This time change is goofing me up internally because I've been up since 6:30am CST and I haven't been up voluntarily that early in months! It's nice to have the house to myself though; it's quiet and I can sip some apple cider and curl up with a quilt and do my own thing for few hours until Peanut and Angel figure out that I'm not in the bed and come looking for me.

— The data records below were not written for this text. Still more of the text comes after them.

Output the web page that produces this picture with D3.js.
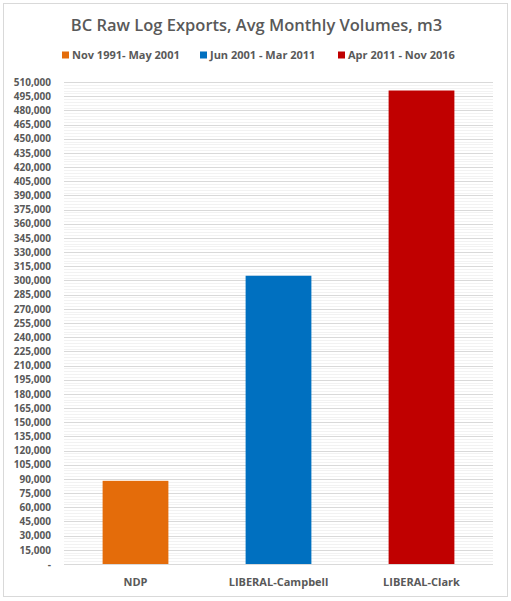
<!DOCTYPE html>
<html>
<head>
<meta charset="utf-8">
<script src="https://d3js.org/d3.v7.min.js"></script>
<style>
  body { margin: 0; background: #fff; }
  text { font-family: "Open Sans", "Noto Sans", sans-serif; fill: #595959; }
</style>
</head>
<body>
<div id="chart"></div>
<script>
// Data
var categories = ["NDP", "LIBERAL-Campbell", "LIBERAL-Clark"];
var periods = ["Nov 1991- May 2001", "Jun 2001 - Mar 2011", "Apr 2011 - Nov 2016"];
var volumes = [88000, 305000, 501000];
var colors = ["#E46C0A", "#0070C0", "#C00000"];
var yMax = 510000;
var majorStep = 15000;
var minorStep = 3000;

var svgWidth = 511;
var svgHeight = 601;

var margin = { top: 82, right: 18, bottom: 37, left: 64 };
var width = svgWidth - margin.left - margin.right;
var height = svgHeight - margin.top - margin.bottom;

var svg = d3.select("#chart")
  .append("svg")
  .attr("width", svgWidth)
  .attr("height", svgHeight);

// chart frame
svg.append("rect")
  .attr("x", 3.5)
  .attr("y", 3.5)
  .attr("width", 504)
  .attr("height", 593)
  .attr("fill", "#fff")
  .attr("stroke", "#D9D9D9");

svg.append("text")
  .attr("x", svgWidth / 2 + 1)
  .attr("y", 31)
  .attr("text-anchor", "middle")
  .attr("font-size", "16.5px")
  .attr("font-weight", "600")
  .text("BC Raw Log Exports, Avg Monthly Volumes, m3");

// legend
var legendX = [62, 200, 338];
var legend = svg.append("g").selectAll("g")
  .data(periods)
  .enter()
  .append("g")
  .attr("transform", (d, i) => `translate(${legendX[i]}, 55)`);

legend.append("rect")
  .attr("x", 0)
  .attr("y", -3.5)
  .attr("width", 7)
  .attr("height", 7)
  .attr("fill", (d, i) => colors[i]);

legend.append("text")
  .attr("x", 10)
  .attr("dy", "0.35em")
  .attr("font-size", "11px")
  .attr("font-weight", "bold")
  .text(d => d);

var chartGroup = svg.append("g")
  .attr("transform", `translate(${margin.left}, ${margin.top})`);

var xScale = d3.scaleBand()
  .domain(categories)
  .range([0, width])
  .paddingInner(0.54)
  .paddingOuter(0.27);

var yScale = d3.scaleLinear()
  .domain([0, yMax])
  .range([height, 0]);

// minor gridlines
chartGroup.append("g")
  .selectAll("line")
  .data(d3.range(0, yMax + 1, minorStep).filter(v => v % majorStep !== 0))
  .enter()
  .append("line")
  .attr("x1", 0)
  .attr("x2", width)
  .attr("y1", d => Math.round(yScale(d)) + 0.5)
  .attr("y2", d => Math.round(yScale(d)) + 0.5)
  .attr("stroke", "#F2F2F2");

// major gridlines
chartGroup.append("g")
  .selectAll("line")
  .data(d3.range(0, yMax + 1, majorStep))
  .enter()
  .append("line")
  .attr("x1", 0)
  .attr("x2", width)
  .attr("y1", d => Math.round(yScale(d)) + 0.5)
  .attr("y2", d => Math.round(yScale(d)) + 0.5)
  .attr("stroke", "#D9D9D9");

// bars
chartGroup.selectAll(".bar")
  .data(volumes)
  .enter()
  .append("rect")
  .attr("class", "bar")
  .attr("x", (d, i) => xScale(categories[i]))
  .attr("y", d => yScale(d))
  .attr("width", xScale.bandwidth())
  .attr("height", d => height - yScale(d))
  .attr("fill", (d, i) => colors[i]);

// y axis
var leftAxis = d3.axisLeft(yScale)
  .tickValues(d3.range(0, yMax + 1, majorStep))
  .tickSize(0)
  .tickPadding(13)
  .tickFormat(d => d === 0 ? "-" : d3.format(",")(d));

var yAxisG = chartGroup.append("g").call(leftAxis);
yAxisG.select(".domain").remove();
yAxisG.selectAll("text")
  .attr("font-size", "10px")
  .attr("font-weight", "bold")
  .attr("font-family", null)
  .attr("fill", "#595959");

// x axis
var bottomAxis = d3.axisBottom(xScale).tickSize(0).tickPadding(14);
var xAxisG = chartGroup.append("g")
  .attr("transform", `translate(0, ${height})`)
  .call(bottomAxis);
xAxisG.select(".domain").remove();
xAxisG.selectAll("text")
  .attr("font-size", "11px")
  .attr("font-weight", "bold")
  .attr("font-family", null)
  .attr("fill", "#595959");
</script>
</body>
</html>
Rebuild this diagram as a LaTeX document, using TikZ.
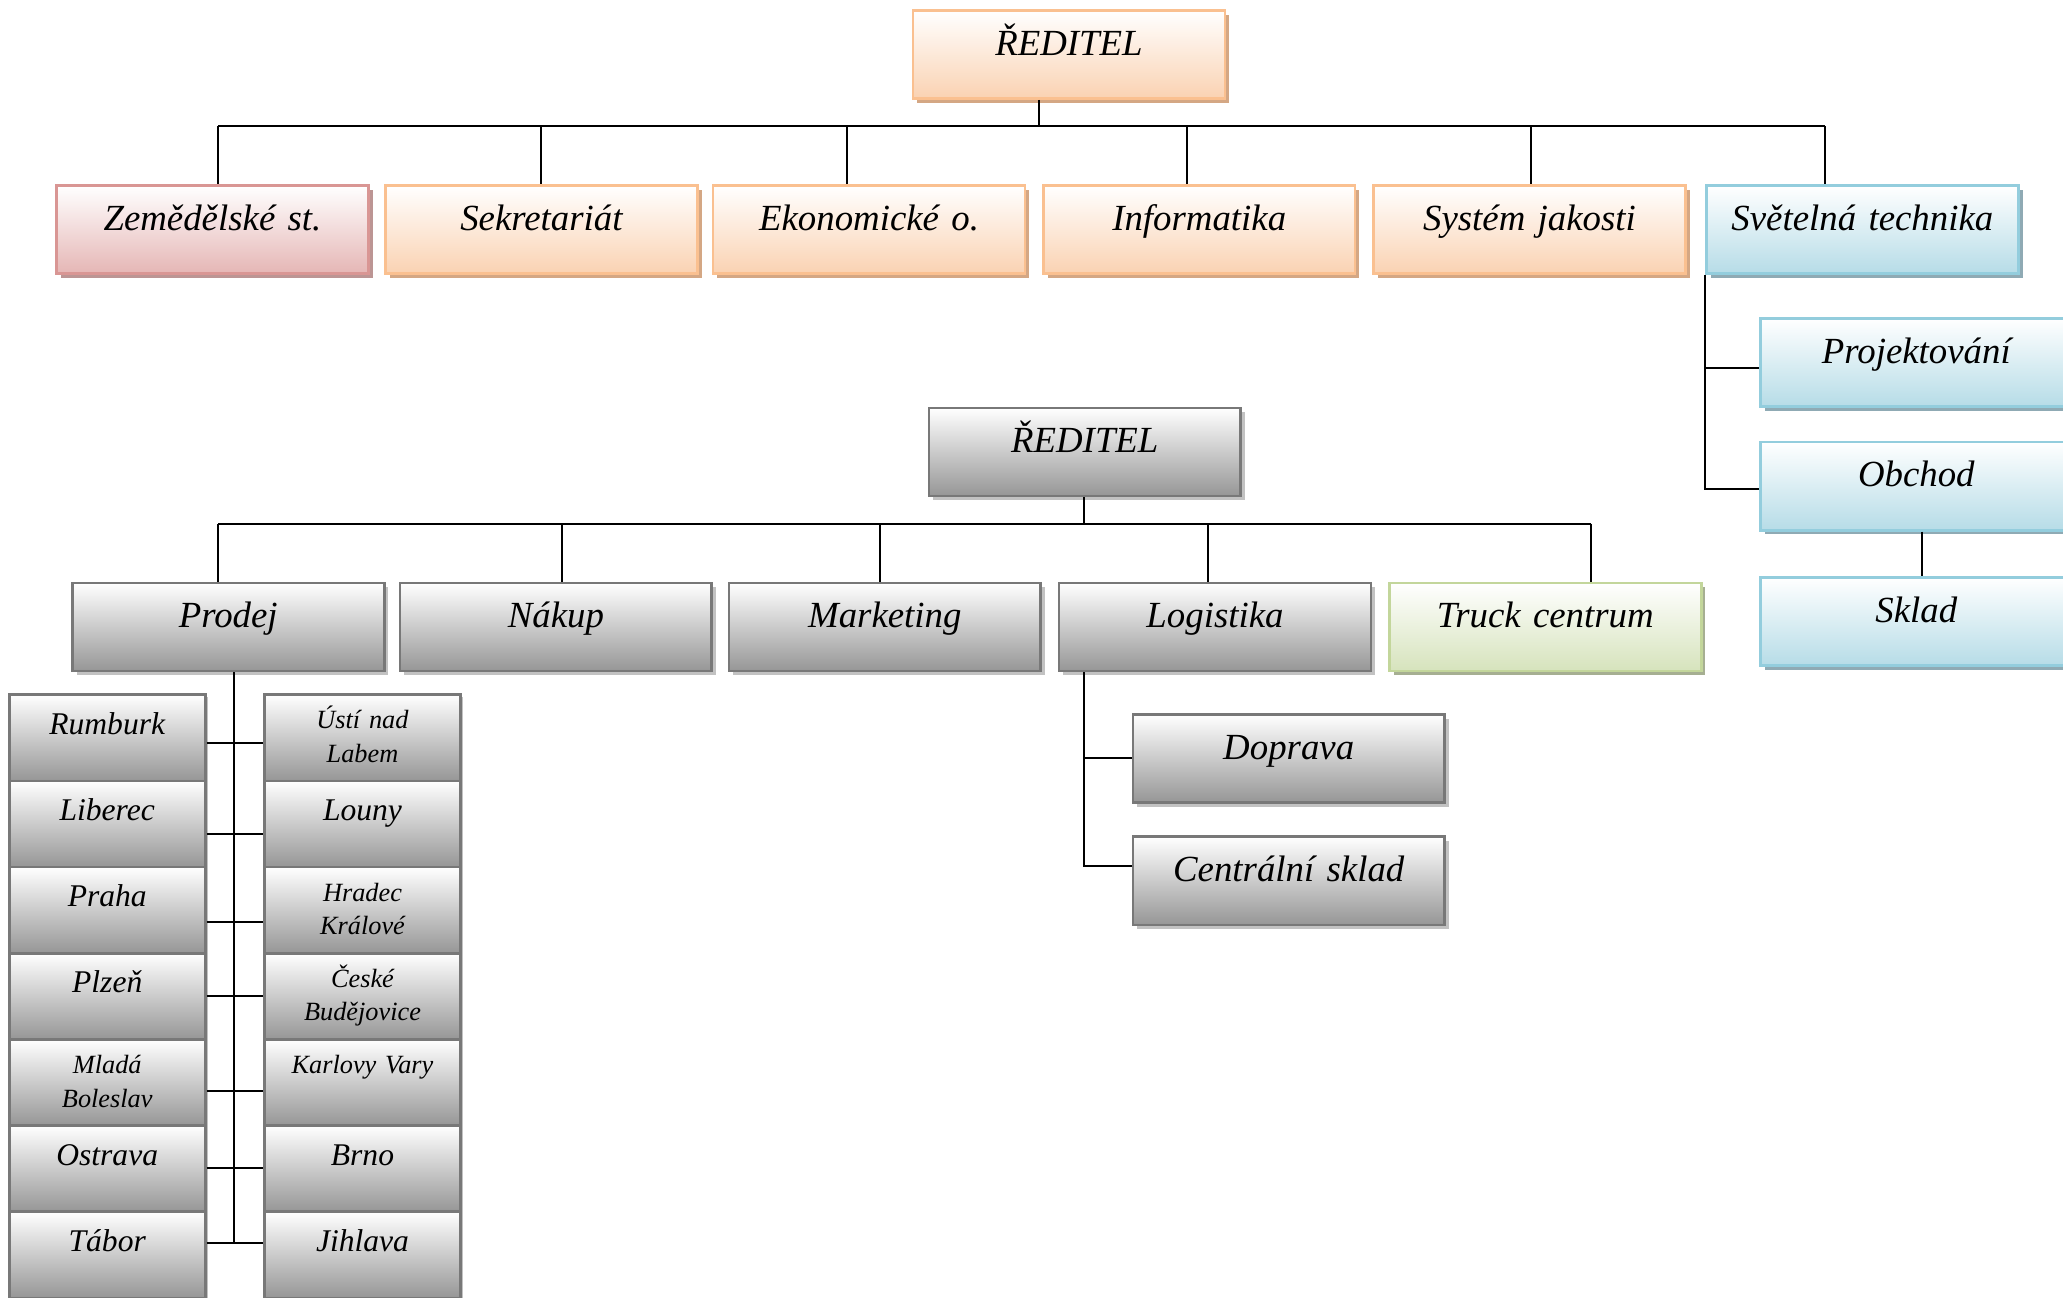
\documentclass[tikz,border=0pt]{standalone}
\usepackage{fontspec}
\setmainfont{Liberation Serif}
\usetikzlibrary{shadows}

\definecolor{orB}{HTML}{FAC090}
\definecolor{orF}{HTML}{FAD2B2}
\definecolor{orS}{HTML}{D4A784}
\definecolor{pkB}{HTML}{D99694}
\definecolor{pkF}{HTML}{E5B6B5}
\definecolor{pkS}{HTML}{BC9594}
\definecolor{blB}{HTML}{93CDDD}
\definecolor{blF}{HTML}{B6DCE7}
\definecolor{blS}{HTML}{8FAAB4}
\definecolor{gyB}{HTML}{787878}
\definecolor{gyF}{HTML}{969696}
\definecolor{gyS}{HTML}{C2C2C2}
\definecolor{grB}{HTML}{C3D69B}
\definecolor{grF}{HTML}{D6E3BC}
\definecolor{grS}{HTML}{A6AF92}

\tikzset{
  basebox/.style={rectangle, anchor=north west, inner sep=0pt, line width=1pt,
    align=center, font=\fontsize{14}{17}\selectfont\itshape,
    text width=118.5pt, text height=17pt, text depth=16.5pt},
  shad/.style={drop shadow={shadow xshift=1.6pt, shadow yshift=-1.6pt, fill=#1, opacity=1}},
  orbox/.style={basebox, draw=orB, top color=white, bottom color=orF, shad=orS},
  pkbox/.style={basebox, draw=pkB, top color=white, bottom color=pkF, shad=pkS},
  blbox/.style={basebox, draw=blB, top color=white, bottom color=blF, shad=blS},
  gybox/.style={basebox, draw=gyB, top color=white, bottom color=gyF, shad=gyS},
  grbox/.style={basebox, draw=grB, top color=white, bottom color=grF, shad=grS},
  citybox/.style={rectangle, anchor=north west, inner sep=0pt, line width=1pt,
    align=center, draw=gyB, top color=white, bottom color=gyF,
    drop shadow={shadow xshift=1pt, shadow yshift=-1pt, fill=gyS, opacity=1},
    font=\fontsize{12}{14}\selectfont\itshape,
    text width=74.5pt, text height=15pt, text depth=17.75pt},
  citysmall/.style={citybox, font=\fontsize{10}{12.75}\selectfont\itshape,
    text height=13pt, text depth=19.75pt},
  conn/.style={line width=0.75pt, black},
}

\begin{document}
\begin{tikzpicture}[x=0.5pt, y=-0.5pt]
\useasboundingbox (0,0) rectangle (1568,986);
\clip (0,0) rectangle (1568,986);

% ---------- upper chart ----------
\node[orbox] (r1) at (693,7) {ŘEDITEL};
\node[pkbox] (zem) at (42,140) {Zemědělské st.};
\node[orbox] (sek) at (292,140) {Sekretariát};
\node[orbox] (eko) at (541,140) {Ekonomické o.};
\node[orbox] (inf) at (792,140) {Informatika};
\node[orbox] (sys) at (1043,140) {Systém jakosti};
\node[blbox] (svet) at (1296,140) {Světelná technika};
\node[blbox] (proj) at (1337,241) {Projektování};
\node[blbox] (obch) at (1337,335) {Obchod};
\node[blbox] (skl) at (1337,438) {Sklad};

% ---------- lower chart ----------
\node[gybox] (r2) at (705,309) {ŘEDITEL};
\node[gybox] (prod) at (54,442) {Prodej};
\node[gybox] (nak) at (303,442) {Nákup};
\node[gybox] (mark) at (553,442) {Marketing};
\node[gybox] (logi) at (804,442) {Logistika};
\node[grbox] (truck) at (1055,442) {Truck centrum};
\node[gybox] (dopr) at (860,542) {Doprava};
\node[gybox] (csk) at (860,635) {Centrální sklad};

% ---------- cities ----------
\node[citybox] (c1) at (6,527) {Rumburk};
\node[citybox] (c2) at (6,592.5) {Liberec};
\node[citybox] (c3) at (6,658) {Praha};
\node[citybox] (c4) at (6,723.5) {Plzeň};
\node[citysmall] (c5) at (6,789) {Mladá\\Boleslav};
\node[citybox] (c6) at (6,854.5) {Ostrava};
\node[citybox] (c7) at (6,920) {Tábor};

\node[citysmall] (d1) at (200,527) {Ústí nad\\Labem};
\node[citybox] (d2) at (200,592.5) {Louny};
\node[citysmall] (d3) at (200,658) {Hradec\\Králové};
\node[citysmall] (d4) at (200,723.5) {České\\Budějovice};
\node[citysmall] (d5) at (200,789) {Karlovy Vary};
\node[citybox] (d6) at (200,854.5) {Brno};
\node[citybox] (d7) at (200,920) {Jihlava};

% ---------- connectors: upper ----------
\coordinate (b1) at (790,96);
\coordinate (t1) at (166,96);
\coordinate (t2) at (411,96);
\coordinate (t3) at (644,96);
\coordinate (t4) at (902,96);
\coordinate (t5) at (1164,96);
\coordinate (t6) at (1387,96);
\draw[conn] (r1.south -| b1) -- (b1);
\draw[conn] (t1) -- (t6);
\draw[conn] (t1) -- (t1 |- zem.north);
\draw[conn] (t2) -- (t2 |- sek.north);
\draw[conn] (t3) -- (t3 |- eko.north);
\draw[conn] (t4) -- (t4 |- inf.north);
\draw[conn] (t5) -- (t5 |- sys.north);
\draw[conn] (t6) -- (t6 |- svet.north);

\coordinate (sv) at (1296,372);
\coordinate (pj) at (1296,280);
\draw[conn] (svet.south west) -- (sv) -- (sv -| obch.west);
\draw[conn] (pj) -- (pj -| proj.west);
\coordinate (os) at (1461,420);
\draw[conn] (os |- obch.south) -- (os |- skl.north);

% ---------- connectors: lower ----------
\coordinate (b2) at (824,398);
\coordinate (u1) at (166,398);
\coordinate (u2) at (427,398);
\coordinate (u3) at (669,398);
\coordinate (u4) at (918,398);
\coordinate (u5) at (1209,398);
\draw[conn] (r2.south -| b2) -- (b2);
\draw[conn] (u1) -- (u5);
\draw[conn] (u1) -- (u1 |- prod.north);
\draw[conn] (u2) -- (u2 |- nak.north);
\draw[conn] (u3) -- (u3 |- mark.north);
\draw[conn] (u4) -- (u4 |- logi.north);
\draw[conn] (u5) -- (u5 |- truck.north);

\coordinate (lv) at (824,658);
\coordinate (lh) at (824,576);
\draw[conn] (lv |- logi.south) -- (lv) -- (lv -| csk.west);
\draw[conn] (lh) -- (lh -| dopr.west);

% ---------- connectors: cities ----------
\coordinate (pv) at (178,945);
\draw[conn] (pv |- prod.south) -- (pv);
\coordinate (h1) at (178,565);
\coordinate (h2) at (178,634);
\coordinate (h3) at (178,701);
\coordinate (h4) at (178,757);
\coordinate (h5) at (178,829);
\coordinate (h6) at (178,888);
\coordinate (h7) at (178,945);
\draw[conn] (c1.east |- h1) -- (d1.west |- h1);
\draw[conn] (c2.east |- h2) -- (d2.west |- h2);
\draw[conn] (c3.east |- h3) -- (d3.west |- h3);
\draw[conn] (c4.east |- h4) -- (d4.west |- h4);
\draw[conn] (c5.east |- h5) -- (d5.west |- h5);
\draw[conn] (c6.east |- h6) -- (d6.west |- h6);
\draw[conn] (c7.east |- h7) -- (d7.west |- h7);
\end{tikzpicture}
\end{document}
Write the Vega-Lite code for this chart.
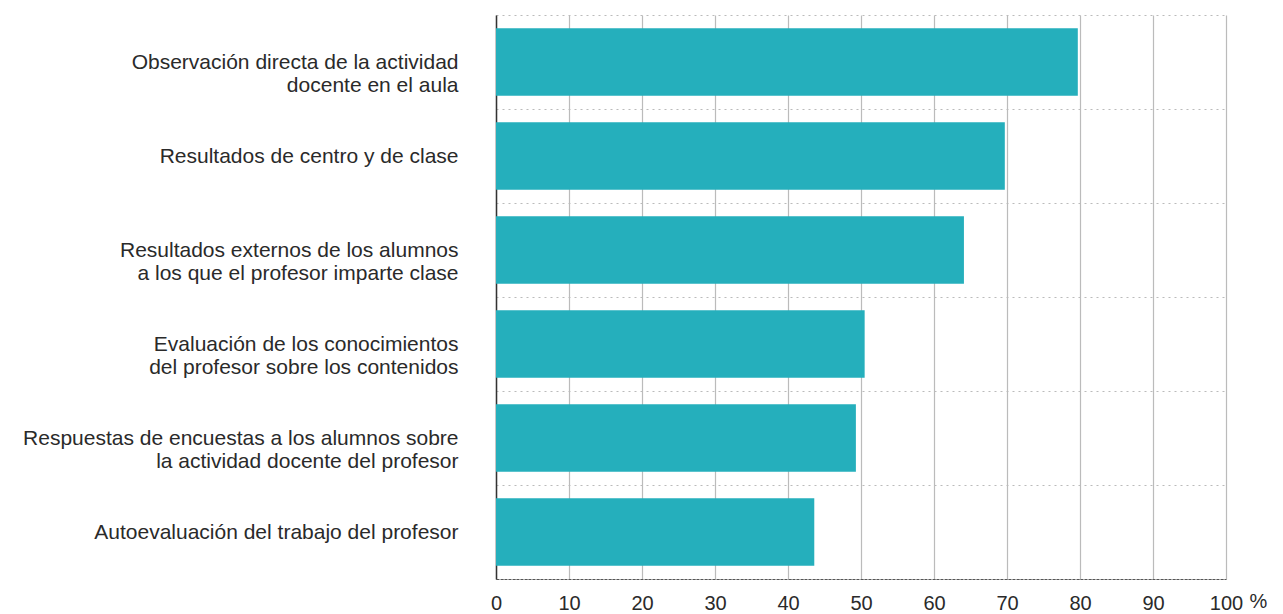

Given the fall weather that had blanketed us so heavily in October, I'm going to include an appropriate poem that was written 20 years ago on my first trip back to Appleton after spending my first three weeks as a student in Madison. I can name the other people mentioned in the poem, but won't do that just to keep the images vague. It's no fun if you're expecting a story but you get a movie and the cast of characters is filled in. I think this was published in the Foxcry literary magazine, but that could just be wishful thinking on my behalf. It's 20 years old, but I can see my current writing style buried within it.

Enjoy.

Going Home in Autumn

We -
All four of us -
In his brother's tan 1979 Celica
with torn upholstery
and long strips of metal that blew off when driven too fast,
Rambled back toward Home
On that burnt yellow autumn afternoon.
Those colossal elms and oaks and their dying, adorned limbs
Arched over Highway 151, County E, State Highway 26.
And two of us:
Our insulated down jackets wrapped around our heads for make-shift pillows,
tried to sleep.
While the engine rattled the car
and tires rolled over cement cracked by seasons of frost.
We opened the windows to clear out the cigarette smoke
and our hair whipped our faces.
All I could hear was the speed of the tires
cutting through the singed leaves
and leaving behind white farm houses with beaten down corn fields
exposing worked earth...
Leaving them behind in the shadows of mid-day sun,
Because we were going Home.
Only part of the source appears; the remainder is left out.